§ Description of the task
Within the entries below, please return exactly the lines from the one with "Write the matplotlib code for this chart." through the one with "from matplotlib.colors import", leaving out any pictures.

§ Given records

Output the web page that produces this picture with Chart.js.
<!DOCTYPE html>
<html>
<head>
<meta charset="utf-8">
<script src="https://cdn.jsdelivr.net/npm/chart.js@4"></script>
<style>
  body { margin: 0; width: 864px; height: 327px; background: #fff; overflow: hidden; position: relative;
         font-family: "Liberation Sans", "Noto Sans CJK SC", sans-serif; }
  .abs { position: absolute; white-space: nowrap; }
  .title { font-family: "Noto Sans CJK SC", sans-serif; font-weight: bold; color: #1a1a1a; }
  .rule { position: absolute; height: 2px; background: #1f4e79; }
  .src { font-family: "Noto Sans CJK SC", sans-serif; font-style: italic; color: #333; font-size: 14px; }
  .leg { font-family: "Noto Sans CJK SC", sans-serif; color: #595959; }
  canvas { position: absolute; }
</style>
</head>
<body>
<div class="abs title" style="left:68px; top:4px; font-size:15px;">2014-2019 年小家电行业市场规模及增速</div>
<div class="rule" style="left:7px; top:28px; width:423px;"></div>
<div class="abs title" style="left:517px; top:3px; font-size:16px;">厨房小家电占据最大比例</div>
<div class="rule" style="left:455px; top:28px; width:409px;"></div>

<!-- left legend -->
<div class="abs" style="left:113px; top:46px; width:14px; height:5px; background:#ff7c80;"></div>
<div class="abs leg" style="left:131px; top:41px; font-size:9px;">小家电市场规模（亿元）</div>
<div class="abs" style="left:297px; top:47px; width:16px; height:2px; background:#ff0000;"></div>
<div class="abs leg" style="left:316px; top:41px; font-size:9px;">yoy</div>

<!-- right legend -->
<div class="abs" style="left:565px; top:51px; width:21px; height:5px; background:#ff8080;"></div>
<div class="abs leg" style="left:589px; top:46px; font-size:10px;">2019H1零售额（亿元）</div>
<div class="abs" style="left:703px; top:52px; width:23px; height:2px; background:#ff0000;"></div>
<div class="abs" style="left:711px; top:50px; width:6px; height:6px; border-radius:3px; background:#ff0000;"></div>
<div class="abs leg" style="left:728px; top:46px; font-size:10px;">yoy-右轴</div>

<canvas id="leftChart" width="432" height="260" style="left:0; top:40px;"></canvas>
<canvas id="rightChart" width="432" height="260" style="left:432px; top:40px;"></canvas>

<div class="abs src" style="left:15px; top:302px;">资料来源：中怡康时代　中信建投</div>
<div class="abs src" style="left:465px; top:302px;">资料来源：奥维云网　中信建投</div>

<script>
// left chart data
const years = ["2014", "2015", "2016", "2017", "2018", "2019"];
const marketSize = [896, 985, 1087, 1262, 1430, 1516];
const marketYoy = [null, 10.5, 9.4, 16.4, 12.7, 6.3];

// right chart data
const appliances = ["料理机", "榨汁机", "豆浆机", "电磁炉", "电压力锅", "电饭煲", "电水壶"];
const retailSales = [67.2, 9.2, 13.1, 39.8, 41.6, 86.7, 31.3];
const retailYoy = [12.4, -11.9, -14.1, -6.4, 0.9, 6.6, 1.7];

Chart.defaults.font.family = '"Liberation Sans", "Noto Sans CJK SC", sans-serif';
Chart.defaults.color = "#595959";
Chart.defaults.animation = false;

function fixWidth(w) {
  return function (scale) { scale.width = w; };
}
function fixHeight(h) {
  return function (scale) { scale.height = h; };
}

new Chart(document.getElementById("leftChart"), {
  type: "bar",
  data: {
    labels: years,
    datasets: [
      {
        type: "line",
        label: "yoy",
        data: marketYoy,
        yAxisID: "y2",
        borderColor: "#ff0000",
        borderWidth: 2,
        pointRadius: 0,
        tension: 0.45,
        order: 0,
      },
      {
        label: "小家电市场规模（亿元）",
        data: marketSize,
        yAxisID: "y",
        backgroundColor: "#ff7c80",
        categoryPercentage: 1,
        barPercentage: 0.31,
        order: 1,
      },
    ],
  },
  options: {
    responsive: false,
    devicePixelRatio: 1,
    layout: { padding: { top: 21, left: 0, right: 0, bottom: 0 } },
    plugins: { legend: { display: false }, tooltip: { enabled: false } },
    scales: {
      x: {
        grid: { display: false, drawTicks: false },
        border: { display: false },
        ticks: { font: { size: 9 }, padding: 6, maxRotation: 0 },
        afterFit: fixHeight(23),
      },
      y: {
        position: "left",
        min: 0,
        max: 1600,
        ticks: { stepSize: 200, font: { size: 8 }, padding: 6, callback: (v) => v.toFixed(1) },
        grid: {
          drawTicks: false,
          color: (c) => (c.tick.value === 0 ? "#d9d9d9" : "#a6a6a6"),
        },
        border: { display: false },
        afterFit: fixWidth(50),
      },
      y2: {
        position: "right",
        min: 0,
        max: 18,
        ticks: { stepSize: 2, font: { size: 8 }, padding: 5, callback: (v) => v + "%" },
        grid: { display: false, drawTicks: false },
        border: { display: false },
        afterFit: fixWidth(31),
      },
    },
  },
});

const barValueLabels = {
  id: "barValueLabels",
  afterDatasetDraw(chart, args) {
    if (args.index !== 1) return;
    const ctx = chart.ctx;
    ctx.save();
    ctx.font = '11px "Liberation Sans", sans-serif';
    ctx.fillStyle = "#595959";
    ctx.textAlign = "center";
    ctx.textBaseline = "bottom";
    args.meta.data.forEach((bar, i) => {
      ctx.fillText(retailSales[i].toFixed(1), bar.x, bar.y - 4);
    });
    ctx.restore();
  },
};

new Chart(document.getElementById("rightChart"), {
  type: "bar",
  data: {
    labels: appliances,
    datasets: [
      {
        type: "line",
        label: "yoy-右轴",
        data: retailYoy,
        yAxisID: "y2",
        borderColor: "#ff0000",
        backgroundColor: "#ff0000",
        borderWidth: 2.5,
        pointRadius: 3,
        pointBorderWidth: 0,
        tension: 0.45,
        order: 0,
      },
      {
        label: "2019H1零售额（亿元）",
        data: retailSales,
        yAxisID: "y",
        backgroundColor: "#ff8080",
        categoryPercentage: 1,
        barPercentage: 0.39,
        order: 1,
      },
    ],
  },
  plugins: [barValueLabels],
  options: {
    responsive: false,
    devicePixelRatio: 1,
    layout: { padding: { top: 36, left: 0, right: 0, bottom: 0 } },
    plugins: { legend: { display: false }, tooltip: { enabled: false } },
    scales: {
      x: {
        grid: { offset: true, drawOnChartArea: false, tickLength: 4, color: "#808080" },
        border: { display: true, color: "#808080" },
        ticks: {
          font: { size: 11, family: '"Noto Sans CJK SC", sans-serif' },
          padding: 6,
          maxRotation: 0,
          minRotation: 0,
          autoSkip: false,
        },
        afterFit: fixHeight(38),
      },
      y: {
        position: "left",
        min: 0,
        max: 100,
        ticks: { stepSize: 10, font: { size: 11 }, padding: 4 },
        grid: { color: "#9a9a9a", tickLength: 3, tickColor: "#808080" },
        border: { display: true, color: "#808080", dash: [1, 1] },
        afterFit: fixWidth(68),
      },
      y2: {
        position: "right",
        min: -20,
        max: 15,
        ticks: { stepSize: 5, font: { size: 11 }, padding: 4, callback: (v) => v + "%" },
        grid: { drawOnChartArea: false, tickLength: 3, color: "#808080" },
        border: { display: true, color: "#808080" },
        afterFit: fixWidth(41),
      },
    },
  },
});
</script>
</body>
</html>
* * *
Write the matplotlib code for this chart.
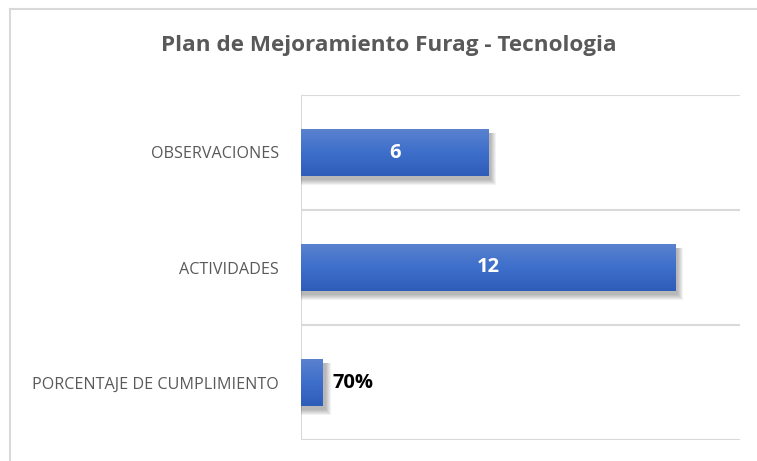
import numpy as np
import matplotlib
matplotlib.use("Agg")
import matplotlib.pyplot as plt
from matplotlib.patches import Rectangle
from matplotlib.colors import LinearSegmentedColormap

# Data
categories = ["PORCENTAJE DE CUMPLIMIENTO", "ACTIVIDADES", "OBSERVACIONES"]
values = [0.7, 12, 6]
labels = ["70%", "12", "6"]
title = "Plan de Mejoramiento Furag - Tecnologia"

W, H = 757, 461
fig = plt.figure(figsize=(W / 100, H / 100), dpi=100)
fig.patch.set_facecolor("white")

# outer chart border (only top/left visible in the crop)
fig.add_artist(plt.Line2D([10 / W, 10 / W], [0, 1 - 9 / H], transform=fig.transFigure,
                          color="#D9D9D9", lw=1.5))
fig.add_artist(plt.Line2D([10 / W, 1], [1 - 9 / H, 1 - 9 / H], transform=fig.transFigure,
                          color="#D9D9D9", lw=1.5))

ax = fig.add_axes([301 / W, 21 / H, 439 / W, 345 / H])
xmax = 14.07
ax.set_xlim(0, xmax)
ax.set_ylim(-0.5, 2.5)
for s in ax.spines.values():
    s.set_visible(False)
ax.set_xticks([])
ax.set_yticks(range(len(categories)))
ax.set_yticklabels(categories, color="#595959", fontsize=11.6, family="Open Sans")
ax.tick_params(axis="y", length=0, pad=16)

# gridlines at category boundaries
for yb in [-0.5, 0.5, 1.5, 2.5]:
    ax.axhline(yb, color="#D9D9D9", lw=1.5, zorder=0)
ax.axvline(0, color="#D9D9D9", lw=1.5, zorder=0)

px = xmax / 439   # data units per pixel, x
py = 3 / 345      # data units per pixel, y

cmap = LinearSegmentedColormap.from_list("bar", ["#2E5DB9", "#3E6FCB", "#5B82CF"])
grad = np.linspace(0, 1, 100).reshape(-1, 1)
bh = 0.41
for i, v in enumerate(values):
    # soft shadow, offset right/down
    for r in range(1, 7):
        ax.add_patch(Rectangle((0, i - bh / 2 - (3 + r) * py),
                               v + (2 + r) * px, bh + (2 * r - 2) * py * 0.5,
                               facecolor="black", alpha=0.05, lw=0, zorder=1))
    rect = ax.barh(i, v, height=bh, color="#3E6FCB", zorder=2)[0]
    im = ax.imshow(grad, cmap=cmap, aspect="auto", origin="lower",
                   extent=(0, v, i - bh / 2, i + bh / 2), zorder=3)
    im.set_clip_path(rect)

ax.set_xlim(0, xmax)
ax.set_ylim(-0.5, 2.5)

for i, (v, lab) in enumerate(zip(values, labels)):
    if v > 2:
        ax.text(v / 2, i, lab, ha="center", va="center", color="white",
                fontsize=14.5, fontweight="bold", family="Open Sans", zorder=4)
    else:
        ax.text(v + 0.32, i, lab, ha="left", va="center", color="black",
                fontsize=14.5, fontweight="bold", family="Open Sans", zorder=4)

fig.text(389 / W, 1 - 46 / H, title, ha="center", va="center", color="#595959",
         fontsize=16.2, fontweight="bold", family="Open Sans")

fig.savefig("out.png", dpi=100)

§ Output below
Write the matplotlib code for this chart.
import numpy as np
import matplotlib
matplotlib.use("Agg")
import matplotlib.pyplot as plt
from matplotlib.patches import Rectangle
from matplotlib.colors import LinearSegmentedColormap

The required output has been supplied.